Tackling key client concerns
Date: 2008-10-30
Tags: Client communication
As you talk to clients this week, advisors need to be prepared to respond to five areas of concern:
1. "We're going into a deep recession"
Given the growing consensus on this subject, it's hard to argue that the economy is entering a rough patch.
BUT WE'VE BEEN HERE BEFORE.
Depending on how you measure them, we've gone through ten recessions since the Second World War and markets have emerged from each one to move to higher levels. And some of those recessions, such as the one in the early 80s, have been just as severe as anything currently forecast.
2. "Today's problems are overwhelming and insurmountable"
We most certainly are facing daunting challenges.
BUT WE'VE BEEN HERE BEFORE.
As one example, my October 14 post "What to say when you've said it all" refers to an article from December of 1990. In December of 1990, the markets were down 30% in six months and Citicorp had been cut in half, Canada and the U.S. were in recessions, real estate was off 25%, the U.S. was in a full blown banking crisis due to the savings and loan fiasco and Iraq had occupied Kuwait, with no clear indication of how the West would respond.
We're programmed to suppress painful memories of the past - as a consequence, on each occasion we hit a difficult period such as this one, it always feels much worse than what we've encountered before.
3. "With all the bad economic news still to come, this is not the time to be in stocks"
While the past is no guarantee of the future, it's the best guide we have. It's important for clients to understand that the markets already reflect all the bad news we know about - and that on past experience, recession induced bear markets such as this one see stock prices start moving up well before the economy does.
This was one of the points Warren Buffett made in his New York Times piece and is also outlined in the market commentaries from Michael Nairne and Sandy McIntyre that were posted to the Client Commentaries section last week.

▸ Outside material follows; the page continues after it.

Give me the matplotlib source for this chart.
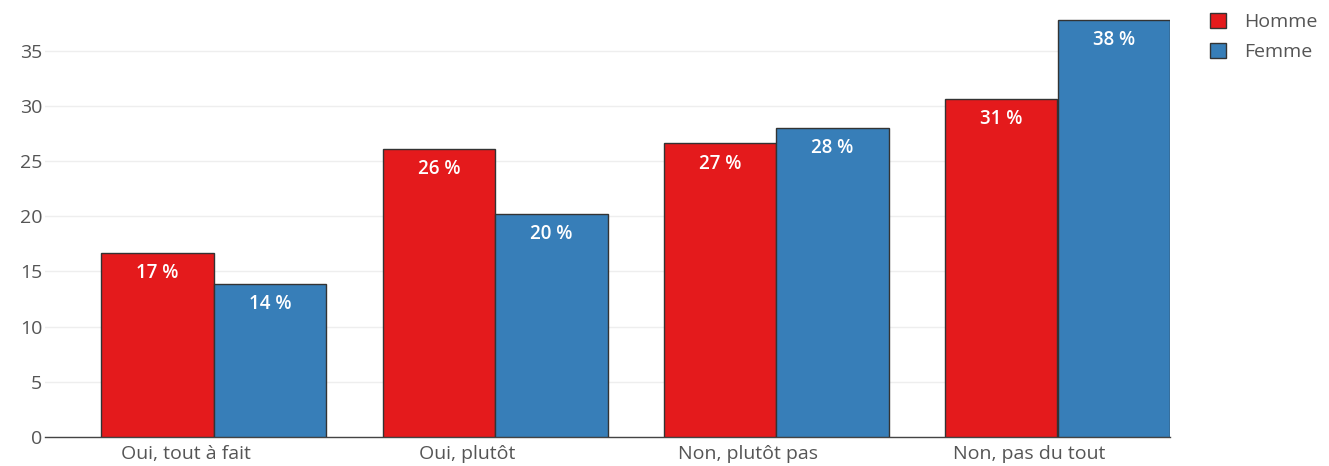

As for the market gurus who seem to dominate the media these days, the only way to counter their influence is with concrete facts and evidence. One example is work done by CXO Advisory Group in Massachusetts. They tracked "measurable forecasts" by 50 prominent market forecasters - their batting average was 48%. And for your clients who follow Jim Cramer? Big Jim came in at 46%.
For clients who still look to media personalities for guidance on the market, you may want to refer to them to an article from this past Monday's New York Times, describing the perverse incentives to make outlandish forecasts - if the forecasters are right, they get to dine on that forecast for years; if they're wrong, they shrug their shoulders and no one remembers.
BUSINESS | October 27, 2008
Forecasters Race to Call the Bottom to the Market
By MICHAEL M. GRYNBAUM
Just as financial analysts competed for attention on the way up, the pundit class seems compelled to out-gloom the next guy.
4. "We could go into a depression"
Several advisors have told me some clients are starting to ask about the risk of going into a depression along the lines of the 30's. It's essential that advisors help educate clients about what today's central bankers and political leaders learned from the terrible mistakes on fiscal, monetary and trade policy that turned what many economists believe should have been a normal recession into the most prolonged period of economic difficulty of the 20th century - and why the likelihood of this recurring is so remote as a result.
One useful perspective on how governments may work through today's situation appeared in Monday's post, from the current issue of Fortune Magazine:
Bernanke & Co. have plenty of options left - Oct. 13, 2008*
5. "I want to stick to safe investments"
At times like these when we're overwhelmed with pessimism and downbeat news, it's understandable that some clients (and some advisors!!!!) would find "safe" investment appealing.
Every decision clients make entails a mix of gain and pain. The difficulty these days is the timing of when the gain and pain occur. Stay on the sidelines and the gain in terms of peace of mind is immediate, the pain down the road. Participate in the markets, on the other hand and the pain of volatility and uncertainty is immediate and the gain down the road.
Given this reality, it's essential to keep clients focused on the fundamentals - and sometimes the old advice is the best advice.
Reminding clients of the return they need to achieve their long term goals, of the superior performance of well chosen stocks over time and of how attractively valued stocks appear compared to historical levels may be ground we've covered before - but just because we've had these conversations in the past doesn't mean we don't need to have them again.
The key to addressing tough questions is being prepared for them. When clients don't respond to your advice, dig deeper for the reason - and be ready to address the concerns that emerge.